The chief commissioner of the Equality Commission, Michael Wardlow, claimed the landmark victory at a court in the North was clear and robust.
The Christian owners of the bakery were found to have discriminated against a gay man when they refused to make a cake carrying a slogan that promoted same-sex marriage.
Mr Wardlow said: “We want to act with generosity because this is the reason we are here. We are here to help people who could not otherwise help themselves.”
A judge at Belfast County Court found that Ashers Baking Company acted unlawfully by declining the request from gay rights activist Gareth Lee last year.
Ordering the company to pay damages of £500 (€695), district judge Isobel Brownlie said religious beliefs could not dictate the law.
Mr Wardlow said: “It sends out the signal confirming the law as we understood it. It says to people who take part in commercial enterprises that they must act within the anti-discrimination framework.
“The judge did say she respected the strongly held faith of those who work for Ashers but she said when she was applying the fair balance here it was clear, looking at case law, that the current anti-discrimination law provides that fair balance.
“This actually vindicates the reason for an organisation like the Equality Commission to be in existence.
“We started off by saying that we believed that there had been a discriminatory act. The judge has upheld it — that both under sexual orientation regulations, political and religious opinion, that there were discriminatory acts.”

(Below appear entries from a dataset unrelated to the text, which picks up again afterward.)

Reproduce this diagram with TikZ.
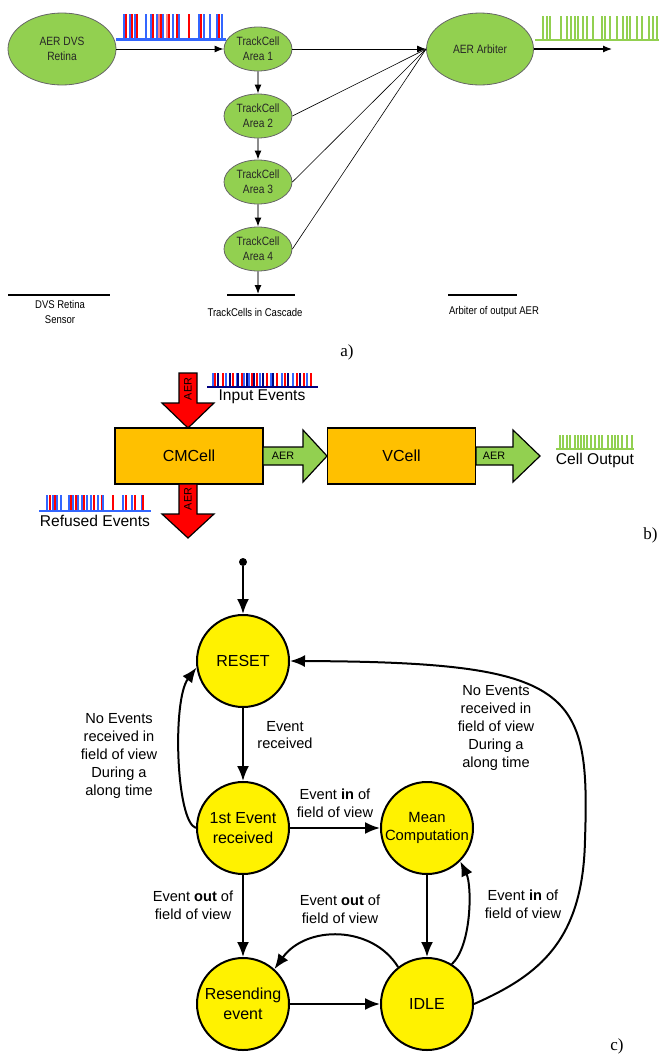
\documentclass[tikz,border=0pt]{standalone}
\usepackage{fontspec}
\setmainfont{Liberation Sans}
\newfontfamily\capfont{Liberation Serif}
\newfontfamily\narrowfont[FakeStretch=0.85]{Liberation Sans}
\usetikzlibrary{shapes.geometric,arrows.meta}

\definecolor{cellgreen}{RGB}{146,208,80}
\definecolor{boxorange}{RGB}{255,192,0}
\definecolor{spikeblue}{RGB}{51,102,255}
\definecolor{spikenavy}{RGB}{0,0,128}
\definecolor{spikepink}{RGB}{255,130,130}

\tikzset{
  cell/.style={ellipse, draw=black!60, fill=cellgreen, inner sep=0pt, align=center,
    text=black!85, font=\narrowfont\fontsize{6}{7.5}\selectfont},
  smalltip/.style={-{Latex[length=4.5pt,width=3.5pt,color=black]}},
  foot/.style={align=center, font=\narrowfont\fontsize{5.6}{7.5}\selectfont},
  blockbox/.style={draw, line width=0.9pt, fill=boxorange, minimum width=74pt,
    minimum height=28pt, inner sep=0pt, font=\fontsize{8}{10}\selectfont},
  blockarrow/.style={draw, line width=0.6pt},
  aertext/.style={font=\fontsize{5.4}{6}\selectfont, inner sep=0pt},
  evtext/.style={font=\fontsize{7.8}{9}\selectfont, inner sep=0pt},
  fsmstate/.style={circle, draw, line width=1pt, fill=yellow, minimum size=46pt,
    inner sep=0pt, align=center, font=\fontsize{8}{10}\selectfont},
  fsmedge/.style={line width=1pt, -{Latex[length=7.5pt,width=6pt]}},
  lbl/.style={align=center, font=\fontsize{7.3}{8.9}\selectfont},
  partlbl/.style={font=\capfont\fontsize{8.5}{10}\selectfont}
}

\begin{document}
\begin{tikzpicture}[x=0.5pt,y=-0.5pt]
    \useasboundingbox (0,0) rectangle (659,1055);

    % ---------------- a) ----------------
    \node[cell, minimum width=54pt, minimum height=36pt] (retina) at (62,49) {AER DVS\\Retina};
    \node[cell, minimum width=34pt, minimum height=22pt] (a1) at (258,49) {TrackCell\\Area 1};
    \node[cell, minimum width=34pt, minimum height=22pt] (a2) at (258,116) {TrackCell\\Area 2};
    \node[cell, minimum width=34pt, minimum height=22pt] (a3) at (258,182) {TrackCell\\Area 3};
    \node[cell, minimum width=34pt, minimum height=22pt] (a4) at (258,249) {TrackCell\\Area 4};
    \node[cell, minimum width=53.5pt, minimum height=36pt] (arb) at (480,49) {AER Arbiter};

    \coordinate (cascade) at (258,294);
    \coordinate (aerout) at (612,49);

    % conexoes
    \draw[line width=0.5pt, smalltip] (retina) -- (a1);
    \draw[black!45, line width=0.6pt, smalltip] (a1) -- (a2);
    \draw[black!45, line width=0.6pt, smalltip] (a2) -- (a3);
    \draw[black!45, line width=0.6pt, smalltip] (a3) -- (a4);
    \draw[black!45, line width=0.6pt, smalltip] (a4) -- (cascade);
    \draw[line width=0.4pt, smalltip] (a1) -- (arb.west);
    \draw[line width=0.3pt] (a2.east) -- (arb.west);
    \draw[line width=0.3pt] (a3.east) -- (arb.west);
    \draw[line width=0.3pt] (a4.east) -- (arb.west);
    \draw[line width=0.6pt, smalltip] (arb) -- (aerout);

    % trem de eventos de entrada
    \draw[spikeblue, line width=1.5pt] (116,39) -- (226,39);
    \foreach \x/\c in {124/spikeblue,126/red,130/spikeblue,132/red,135/spikeblue,137/red,
        146/spikeblue,151/spikeblue,153/red,157/spikeblue,159/spikepink,161/red,163/spikeblue,
        167/spikepink,169/red,173/spikeblue,177/red,179/spikeblue,189/red,199/spikeblue,
        201/red,204/spikeblue,210/spikeblue,217/spikeblue,219/red,222/spikeblue}
        \draw[\c, line width=0.7pt] (\x,38) -- (\x,14);

    % trem de eventos de saida
    \draw[cellgreen, line width=1pt] (535,40) -- (659,40);
    \foreach \x in {543,547,550,561,567,571,575,578,583,587,593,602,605,610,617,623,627,630,637,642,649,653,657}
        \draw[cellgreen, line width=1pt] (\x,40) -- (\x,16);

    % legendas
    \draw[line width=0.8pt] (8,295) -- (110,295);
    \draw[line width=0.8pt] (227,295) -- (295,295);
    \draw[line width=0.8pt] (448,295) -- (517,295);
    \node[foot] (legretina) at (60,312) {DVS Retina\\Sensor};
    \node[foot] (legcascade) at (255,312) {TrackCells in Cascade};
    \node[foot] (legarb) at (494,312) {Arbiter of output AER};
    \node[partlbl] (parta) at (347,352) {a)};

    % ---------------- b) ----------------
    \node[blockbox] (cm) at (189,456) {CMCell};
    \node[blockbox] (vc) at (401.5,456) {VCell};

    % setas AER
    \filldraw[blockarrow, fill=red] (179,373) -- (197,373) -- (197,403) -- (214,403) -- (188,428)
        -- (162,403) -- (179,403) -- cycle;
    \filldraw[blockarrow, fill=red] (179,484) -- (197,484) -- (197,514) -- (214,514) -- (188,538)
        -- (162,514) -- (179,514) -- cycle;
    \filldraw[blockarrow, fill=cellgreen] (263,447) -- (303,447) -- (303,430) -- (327,456)
        -- (303,482) -- (303,465) -- (263,465) -- cycle;
    \filldraw[blockarrow, fill=cellgreen] (476,447) -- (513,447) -- (513,430) -- (540,456)
        -- (513,482) -- (513,465) -- (476,465) -- cycle;
    \node[aertext, rotate=90] (aerin) at (188,389) {AER};
    \node[aertext, rotate=90] (aerrej) at (188,499) {AER};
    \node[aertext] (aercm) at (283,456) {AER};
    \node[aertext] (aervc) at (494,456) {AER};

    % eventos
    \draw[spikenavy, line width=1pt] (207,387) -- (318,387);
    \foreach \x/\c in {213/spikeblue,215/red,218/spikenavy,223/red,226/spikeblue,230/spikenavy,
        233/red,237/spikeblue,238/spikenavy,242/red,244/spikeblue,247/spikenavy,249/spikeblue,
        252/red,254/spikenavy,257/red,260/spikeblue,263/spikenavy,267/red,271/spikeblue,
        273/spikenavy,277/red,282/spikeblue,285/red,288/spikenavy,293/spikeblue,297/red,
        300/spikenavy,304/red,307/spikeblue,311/red}
        \draw[\c, line width=0.7pt] (\x,386) -- (\x,373);
    \node[evtext] (inev) at (262,397) {Input Events};

    \draw[spikeblue, line width=1pt] (39,511) -- (151,511);
    \foreach \x/\c in {47/spikeblue,50/red,53/spikeblue,55/red,57/spikeblue,61/spikeblue,
        69/spikeblue,71/red,73/spikeblue,76/red,78/spikeblue,82/spikeblue,84/red,87/spikeblue,
        91/spikeblue,94/red,98/spikeblue,102/red,103/spikeblue,113/red,123/spikeblue,126/red,
        132/spikeblue,135/red,142/spikeblue,143/red}
        \draw[\c, line width=0.7pt] (\x,510) -- (\x,495);
    \node[evtext] (refev) at (95,521) {Refused Events};

    \draw[cellgreen, line width=1pt] (556,449) -- (634,449);
    \foreach \x in {560,563,567,570,575,578,581,584,587,591,595,599,602,608,612,615,618,622,627,632}
        \draw[cellgreen, line width=0.9pt] (\x,449) -- (\x,435);
    \node[evtext] (cellout) at (595,460) {Cell Output};
    \node[partlbl, anchor=east, inner sep=0.5pt] (partb) at (659,535) {b)};

    % ---------------- c) ----------------
    \node[circle, fill, inner sep=0pt, minimum size=4pt] (start) at (243,562) {};
    \node[fsmstate] (reset) at (243,661) {RESET};
    \node[fsmstate] (first) at (243,828) {1st Event\\received};
    \node[fsmstate, font=\fontsize{7.4}{9}\selectfont] (mean) at (427,828) {Mean\\Computation};
    \node[fsmstate] (resend) at (243,1004) {Resending\\event};
    \node[fsmstate] (idle) at (427,1004) {IDLE};

    % transicoes
    \draw[fsmedge] (start) -- (reset);
    \draw[fsmedge] (reset) -- (first);
    \draw[fsmedge] (first) -- (mean);
    \draw[fsmedge] (first) -- (resend);
    \draw[fsmedge] (mean) -- (idle);
    \draw[fsmedge] (resend) -- (idle);
    \draw[fsmedge] (idle.128) .. controls (372,925) and (306,925) .. (resend.48);
    \draw[fsmedge] (idle.58) .. controls (472,945) and (472,885) .. (mean.-45);
    \draw[fsmedge] (first.west) .. controls (176,822) and (172,700) .. (reset.188);
    \draw[fsmedge] (idle.east) .. controls (540,975) and (583,940) .. (585,840)
        .. controls (590,690) and (575,662) .. (reset.east);

    % rotulos
    \node[lbl] (lreceived) at (285,735) {Event\\received};
    \node[lbl] (lfirstin) at (335,803) {Event \textbf{in} of\\field of view};
    \node[lbl] (lfirstout) at (193,905) {Event \textbf{out} of\\field of view};
    \node[lbl] (lidleout) at (340,909) {Event \textbf{out} of\\field of view};
    \node[lbl] (lidlein) at (523,904) {Event \textbf{in} of\\field of view};
    \node[lbl] (lnoleft) at (119,756) {No Events\\received in\\field of view\\During a\\along time};
    \node[lbl] (lnoright) at (496,728) {No Events\\received in\\field of view\\During a\\along time};
    \node[partlbl] (partc) at (617,1046) {c)};
\end{tikzpicture}
\end{document}
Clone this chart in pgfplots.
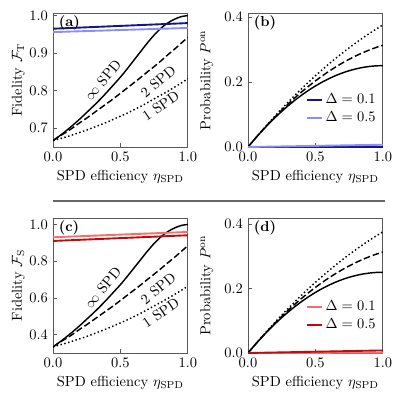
\documentclass[border=0pt]{standalone}
\usepackage{pgfplots}
\pgfplotsset{compat=1.18}
\definecolor{dblue}{RGB}{20,20,140}
\definecolor{lblue}{RGB}{140,140,250}
\definecolor{lred}{RGB}{245,110,110}
\definecolor{darkred2}{RGB}{195,10,10}

% black curves, eta = 0, 0.05, ..., 1
\pgfplotstableread{
eta   fTinf fT2   fT1   fSinf fS2   fS1   pinf   p2     p1
0.00  0.667 0.667 0.667 0.333 0.333 0.333 0.0000 0.0000 0.0000
0.05  0.680 0.679 0.672 0.360 0.358 0.344 0.0244 0.0245 0.0247
0.10  0.694 0.690 0.677 0.388 0.380 0.354 0.0475 0.0481 0.0488
0.15  0.709 0.702 0.683 0.418 0.404 0.366 0.0694 0.0708 0.0722
0.20  0.725 0.715 0.689 0.450 0.430 0.378 0.0900 0.0925 0.0950
0.25  0.742 0.727 0.695 0.484 0.454 0.390 0.1094 0.1133 0.1172
0.30  0.759 0.740 0.702 0.518 0.480 0.404 0.1275 0.1331 0.1388
0.35  0.777 0.753 0.709 0.554 0.506 0.418 0.1444 0.1520 0.1597
0.40  0.796 0.766 0.716 0.592 0.532 0.432 0.1600 0.1700 0.1800
0.45  0.816 0.779 0.724 0.632 0.558 0.448 0.1744 0.1870 0.1997
0.50  0.836 0.793 0.732 0.672 0.586 0.464 0.1875 0.2031 0.2188
0.55  0.858 0.807 0.740 0.716 0.614 0.480 0.1994 0.2183 0.2372
0.60  0.881 0.821 0.749 0.762 0.642 0.498 0.2100 0.2325 0.2550
0.65  0.904 0.835 0.758 0.808 0.670 0.516 0.2194 0.2458 0.2722
0.70  0.927 0.850 0.768 0.854 0.700 0.536 0.2275 0.2581 0.2888
0.75  0.948 0.864 0.778 0.896 0.729 0.556 0.2344 0.2695 0.3047
0.80  0.966 0.879 0.788 0.932 0.759 0.576 0.2400 0.2800 0.3200
0.85  0.980 0.895 0.798 0.960 0.790 0.596 0.2444 0.2895 0.3347
0.90  0.990 0.910 0.809 0.980 0.820 0.618 0.2475 0.2981 0.3488
0.95  0.997 0.926 0.820 0.994 0.852 0.640 0.2494 0.3058 0.3622
1.00  1.000 0.942 0.832 1.000 0.884 0.664 0.2500 0.3125 0.3750
}\curves

\pgfplotsset{
  panel/.style={
    scale only axis, width=93pt, height=92.5pt,
    xmin=0, xmax=1,
    axis line style={draw=black!65},
    every tick/.style={black!65},
    tick align=inside, xtick pos=bottom, ytick pos=left,
    major tick length=2.5pt,
    xtick={0,0.5,1}, xticklabels={0.0,0.5,1.0},
    xlabel={SPD efficiency $\eta_\mathrm{SPD}$},
    xlabel style={at={(axis description cs:0.5,-0.22)}, anchor=center},
    legend style={draw=none, fill=none, inner sep=0pt, row sep=0pt,
      at={(axis description cs:0.97,0.15)}, anchor=south east},
    legend cell align=left,
    legend image code/.code={\draw[#1] (0pt,0pt) -- (10pt,0pt);},
  },
  inf/.style={black, line width=1pt, smooth},
  two/.style={black, line width=1pt, dash pattern=on 4.5pt off 2pt, smooth},
  one/.style={black, line width=1pt, dash pattern=on 1pt off 1.7pt, smooth},
}

\begin{document}
\begin{tikzpicture}
\useasboundingbox (0,0) rectangle (278.07pt,276.69pt);

% (a)
\begin{axis}[panel, at={(36.57pt,175.26pt)}, anchor=south west,
  ymin=0.65, ymax=1.007,
  ytick={0.7,0.8,0.9,1.0}, yticklabels={0.7,0.8,0.9,1.0},
  ylabel={Fidelity $\mathcal{F}_\mathrm{T}$},
  ylabel style={at={(axis description cs:-0.257,0.5)}, anchor=center}]
\addplot[inf] table[x=eta, y=fTinf] {\curves};
\addplot[two] table[x=eta, y=fT2] {\curves};
\addplot[one] table[x=eta, y=fT1] {\curves};
\addplot[dblue, line width=1.3pt] coordinates {(0,0.965) (1,0.980)};
\addplot[lblue, line width=1.3pt] coordinates {(0,0.956) (1,0.967)};
\node[rotate=50] at (axis cs:0.37,0.828) {$\infty$ SPD};
\node[rotate=40] at (axis cs:0.78,0.825) {2 SPD};
\node[rotate=34] at (axis cs:0.80,0.759) {1 SPD};
\node[anchor=north west, inner sep=1pt] at (rel axis cs:0.03,0.99) {\textbf{(a)}};
\end{axis}

% (b)
\begin{axis}[panel, at={(171.12pt,175.26pt)}, anchor=south west,
  ymin=0, ymax=0.412,
  ytick={0,0.2,0.4}, yticklabels={0.0,0.2,0.4},
  ylabel={Probability $P^\mathrm{on}$},
  ylabel style={at={(axis description cs:-0.306,0.5)}, anchor=center}]
\addlegendimage{dblue, line width=1.3pt}
\addlegendimage{lblue, line width=1.3pt}
\addplot[inf, forget plot] table[x=eta, y=pinf] {\curves};
\addplot[two, forget plot] table[x=eta, y=p2] {\curves};
\addplot[one, forget plot] table[x=eta, y=p1] {\curves};
\addplot[dblue, line width=1.3pt, forget plot] coordinates {(0,0) (1,0.0005)};
\addplot[lblue, line width=1.3pt, forget plot] coordinates {(0,0) (1,0.007)};
\legend{$\Delta=0.1$, $\Delta=0.5$}
\node[anchor=north west, inner sep=1pt] at (rel axis cs:0.03,0.99) {\textbf{(b)}};
\end{axis}

\draw[black!60, line width=0.9pt] (36.57pt,138pt) -- (265.65pt,138pt);

% (c)
\begin{axis}[panel, at={(36.57pt,33.12pt)}, anchor=south west, height=93.15pt,
  ymin=0.3, ymax=1.035,
  ytick={0.4,0.6,0.8,1.0}, yticklabels={0.4,0.6,0.8,1.0},
  ylabel={Fidelity $\mathcal{F}_\mathrm{S}$},
  ylabel style={at={(axis description cs:-0.257,0.5)}, anchor=center}]
\addplot[inf] table[x=eta, y=fSinf] {\curves};
\addplot[two] table[x=eta, y=fS2] {\curves};
\addplot[one] table[x=eta, y=fS1] {\curves};
\addplot[lred, line width=1.3pt] coordinates {(0,0.930) (1,0.959)};
\addplot[darkred2, line width=1.3pt] coordinates {(0,0.910) (1,0.941)};
\node[rotate=50] at (axis cs:0.37,0.657) {$\infty$ SPD};
\node[rotate=40] at (axis cs:0.78,0.650) {2 SPD};
\node[rotate=34] at (axis cs:0.80,0.518) {1 SPD};
\node[anchor=north west, inner sep=1pt] at (rel axis cs:0.03,0.99) {\textbf{(c)}};
\end{axis}

% (d)
\begin{axis}[panel, at={(171.12pt,33.12pt)}, anchor=south west, height=93.15pt,
  ymin=0, ymax=0.418,
  ytick={0,0.2,0.4}, yticklabels={0.0,0.2,0.4},
  ylabel={Probability $P^\mathrm{on}$},
  ylabel style={at={(axis description cs:-0.306,0.5)}, anchor=center},
  legend style={at={(axis description cs:0.97,0.14)}}]
\addlegendimage{lred, line width=1.3pt}
\addlegendimage{darkred2, line width=1.3pt}
\addplot[inf, forget plot] table[x=eta, y=pinf] {\curves};
\addplot[two, forget plot] table[x=eta, y=p2] {\curves};
\addplot[one, forget plot] table[x=eta, y=p1] {\curves};
\addplot[lred, line width=1.3pt, forget plot] coordinates {(0,0) (1,0.001)};
\addplot[darkred2, line width=1.3pt, forget plot] coordinates {(0,0) (1,0.008)};
\legend{$\Delta=0.1$, $\Delta=0.5$}
\node[anchor=north west, inner sep=1pt] at (rel axis cs:0.03,0.99) {\textbf{(d)}};
\end{axis}
\end{tikzpicture}
\end{document}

Ashers owner Daniel McArthur said he was extremely disappointed.
“The ruling suggests that all business owners will have to be willing to promote any cause or campaign, no matter how much they disagree with it,” he said, claiming the commission had suggested businesses who acted like his should close down.
“That cannot be right but we won’t be closing down,” he said. “We certainly don’t think we have done anything wrong and we will be taking legal advice to consider our options.”
DUP assembly member Paul Givan accused the commission of using the “blunt instrument” of the courts to “drag” a Christian family through the legal process.
Robin Allen, who represented the commission in court, said if a bakery run by a gay man refused to ice a cake saying ‘support opposite-sex marriage’ it would be equally unlawful..
John O’Doherty from gay rights group the Rainbow Project said that while some people might be sympathetic to the position in which the company finds itself, it does not change the facts.
“The judge clearly articulated that this is direct discrimination for which there can be no justification.”